Five years after it began, a handful of scattered survivors remains, including Malorie and her two young children. Living in an abandoned house near the river, she has dreamed of fleeing to a place where they might be safe. Now that the boy and girl are four, it’s time to go, but the journey ahead will be terrifying: twenty miles downriver in a rowboat—blindfolded—with nothing to rely on but her wits and the children’s trained ears. One wrong choice and they will die. Something is following them all the while, but is it man, animal, or monster?
I started and stopped a lot when it came to this book.

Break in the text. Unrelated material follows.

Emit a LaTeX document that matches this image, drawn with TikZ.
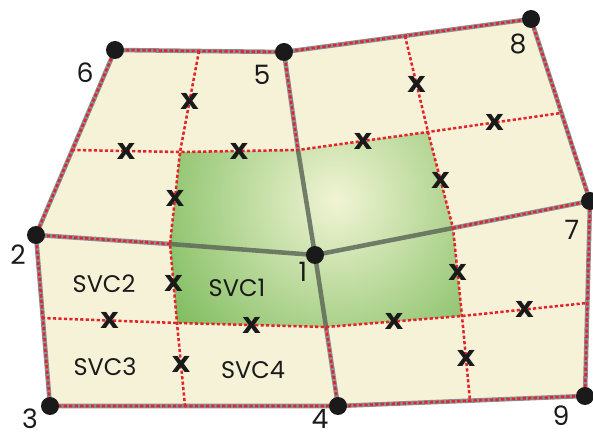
\documentclass[tikz,border=0pt]{standalone}
\usepackage{fontspec}
\setmainfont{Poppins}
\newfontfamily\markfont{DejaVu Sans}
\usetikzlibrary{calc,backgrounds}
\definecolor{cream}{HTML}{F6F2D8}
\definecolor{leaf}{HTML}{72B651}
\definecolor{pale}{HTML}{F1F4D4}
\definecolor{rimgray}{HTML}{8C8C92}
\definecolor{spoke}{HTML}{5E6A5A}
\definecolor{dotred}{HTML}{E2242B}
\definecolor{ink}{HTML}{1A1A1A}

\tikzset{
  pt/.style={circle,fill=ink,inner sep=0pt,minimum size=13.5pt},
  num/.style={font=\fontsize{20}{20}\selectfont,text=ink,inner sep=0pt},
  svc/.style={font=\fontsize{18}{18}\selectfont,text=ink,inner sep=0pt},
  ip/.style={font=\markfont\bfseries\fontsize{22}{22}\selectfont,text=ink,inner sep=0pt},
  rim/.style={rimgray,line width=3.4pt,line join=round},
  reddots/.style={dotred,line width=1.9pt,dash pattern=on 2.4pt off 1.7pt},
}

\begin{document}
\begin{tikzpicture}[x=0.75pt,y=-0.75pt]
  \useasboundingbox (0,0) rectangle (593,438);
  \node[pt] (n1) at (315,255) {};
  \node[pt] (n2) at (36,235) {};
  \node[pt] (n3) at (50,406) {};
  \node[pt] (n4) at (338,406) {};
  \node[pt] (n5) at (284,52) {};
  \node[pt] (n6) at (115,50) {};
  \node[pt] (n7) at (590,201) {};
  \node[pt] (n8) at (531,19) {};
  \node[pt] (n9) at (585,396) {};

  \node[num] (lab1) at (303,272) {1};
  \node[num] (lab2) at (18,255) {2};
  \node[num] (lab3) at (30,419) {3};
  \node[num] (lab4) at (320,419) {4};
  \node[num] (lab5) at (262,75) {5};
  \node[num] (lab6) at (85,73) {6};
  \node[num] (lab7) at (572,230) {7};
  \node[num] (lab8) at (518,44) {8};
  \node[num] (lab9) at (561,416) {9};

  \node[svc] (svc1) at (237,288) {SVC1};
  \node[svc] (svc2) at (104,284) {SVC2};
  \node[svc] (svc3) at (105,367) {SVC3};
  \node[svc] (svc4) at (253,370) {SVC4};

  \coordinate (e21) at (170,244);
  \coordinate (e51) at (298,150);
  \coordinate (e71) at (453,228);
  \coordinate (e41) at (326,327);
  \coordinate (e62) at (72,150);
  \coordinate (e65) at (199,51);
  \coordinate (e58) at (405,36);
  \coordinate (e87) at (561,113);
  \coordinate (e79) at (587,303);
  \coordinate (e94) at (470,401);
  \coordinate (e43) at (185,406);
  \coordinate (e32) at (42,318);
  \coordinate (ca) at (180,152);
  \coordinate (cb) at (428,132);
  \coordinate (cc) at (462,316);
  \coordinate (cd) at (177,323);

  \foreach \a/\b [count=\k] in {e65/ca,e62/ca,ca/e51,ca/e21,e58/cb,cb/e87,e51/cb,cb/e71,
      e21/cd,e32/cd,cd/e41,cd/e43,e71/cc,cc/e79,e41/cc,cc/e94}
    \node[ip] (ipt\k) at ($(\a)!0.5!(\b)$) {x};

  \begin{scope}[on background layer]
    \fill[cream] (n6.center) -- (n5.center) -- (n8.center) -- (n7.center) -- (n9.center)
      -- (n4.center) -- (n3.center) -- (n2.center) -- cycle;
    \begin{scope}
      \clip (ca) -- (e51) -- (cb) -- (e71) -- (cc) -- (e41) -- (cd) -- (e21) -- cycle;
      \shade[inner color=pale,outer color=leaf] (336,200) circle (225);
    \end{scope}
    \draw[rim] (n6.center) -- (n5.center) -- (n8.center) -- (n7.center) -- (n9.center)
      -- (n4.center) -- (n3.center) -- (n2.center) -- cycle;
    \foreach \n/\m in {n2/e21,n5/e51,n7/e71,n4/e41}{
      \draw[rim] (\n.center) -- (\m);
      \draw[spoke,line width=3.4pt,opacity=0.85] (\m) -- (n1.center);
      \draw[reddots] (\n.center) -- (\m);
    }
    \draw[reddots] (n6.center) -- (n5.center) -- (n8.center) -- (n7.center) -- (n9.center)
      -- (n4.center) -- (n3.center) -- (n2.center) -- cycle;
    \draw[reddots] (e62) -- (ca) -- (e51) -- (cb) -- (e87);
    \draw[reddots] (e32) -- (cd) -- (e41) -- (cc) -- (e79);
    \draw[reddots] (e65) -- (ca) -- (e21) -- (cd) -- (e43);
    \draw[reddots] (e58) -- (cb) -- (e71) -- (cc) -- (e94);
  \end{scope}
\end{tikzpicture}
\end{document}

It just couldn’t draw me in, and one reason for it, I think, was how it flip-flopped back and forth between the past and the present.
I’m still undecided on how I feel about that. On the one hand, I felt like it sacrificed story-telling to build suspense. We already knew the outcome: Malorie ended up in the house with only two children. The question of why pervaded the past chapters of the story, making it the driving force. All the characterization, all the scares, all the suspense drove to answer the one question: why is she now all alone in this house?
It might be a spoiler (or if you’ve seen the trailer for the Netflix movie, then it might not be) but she originally arrives to a house full of people. They run the gauntlet for how well they’re handling the situation, and at first, their is cohesiveness in the fact that they’re survivors. But that begins to breakdown. Not surprising, given that it’s a horror novel (and what’s more terrifying than humans going bonkers) but I’m not sure that I appreciated knowing the end before I got there.
To me, it tainted the past chapters. All the characters felt flat because I knew there wasn’t anything for them. And sure, that might be a nihilistic viewpoint to take on it, but it still stifled my emotional connection to the characters. Why become invested in a person when I knew they won’t be alive in a few hours? (I’m a fast reader and this book didn’t take me too long to work through!)
Also, I wasn’t sure the purpose behind naming her children Girl and Boy. Was it to limit her emotional connection with them? Was it to teach them what a girl and a boy were? I haven’t a clue, other than it tried to hide from the readers the events in the past. But then, if that was Malerman’s intent, why waffle back and forth in a horror novel, when most people can already guess that something bad happened to everyone?
Overall, the writing was solid and the story (once I managed to get into the thick of it) was compelling. I did enjoy it. But by playing with the past versus present in the chapters, by giving away the ending to one half the story, I felt as if I didn’t connect with this book as well as I could have. I give it 4 out of 5 stars!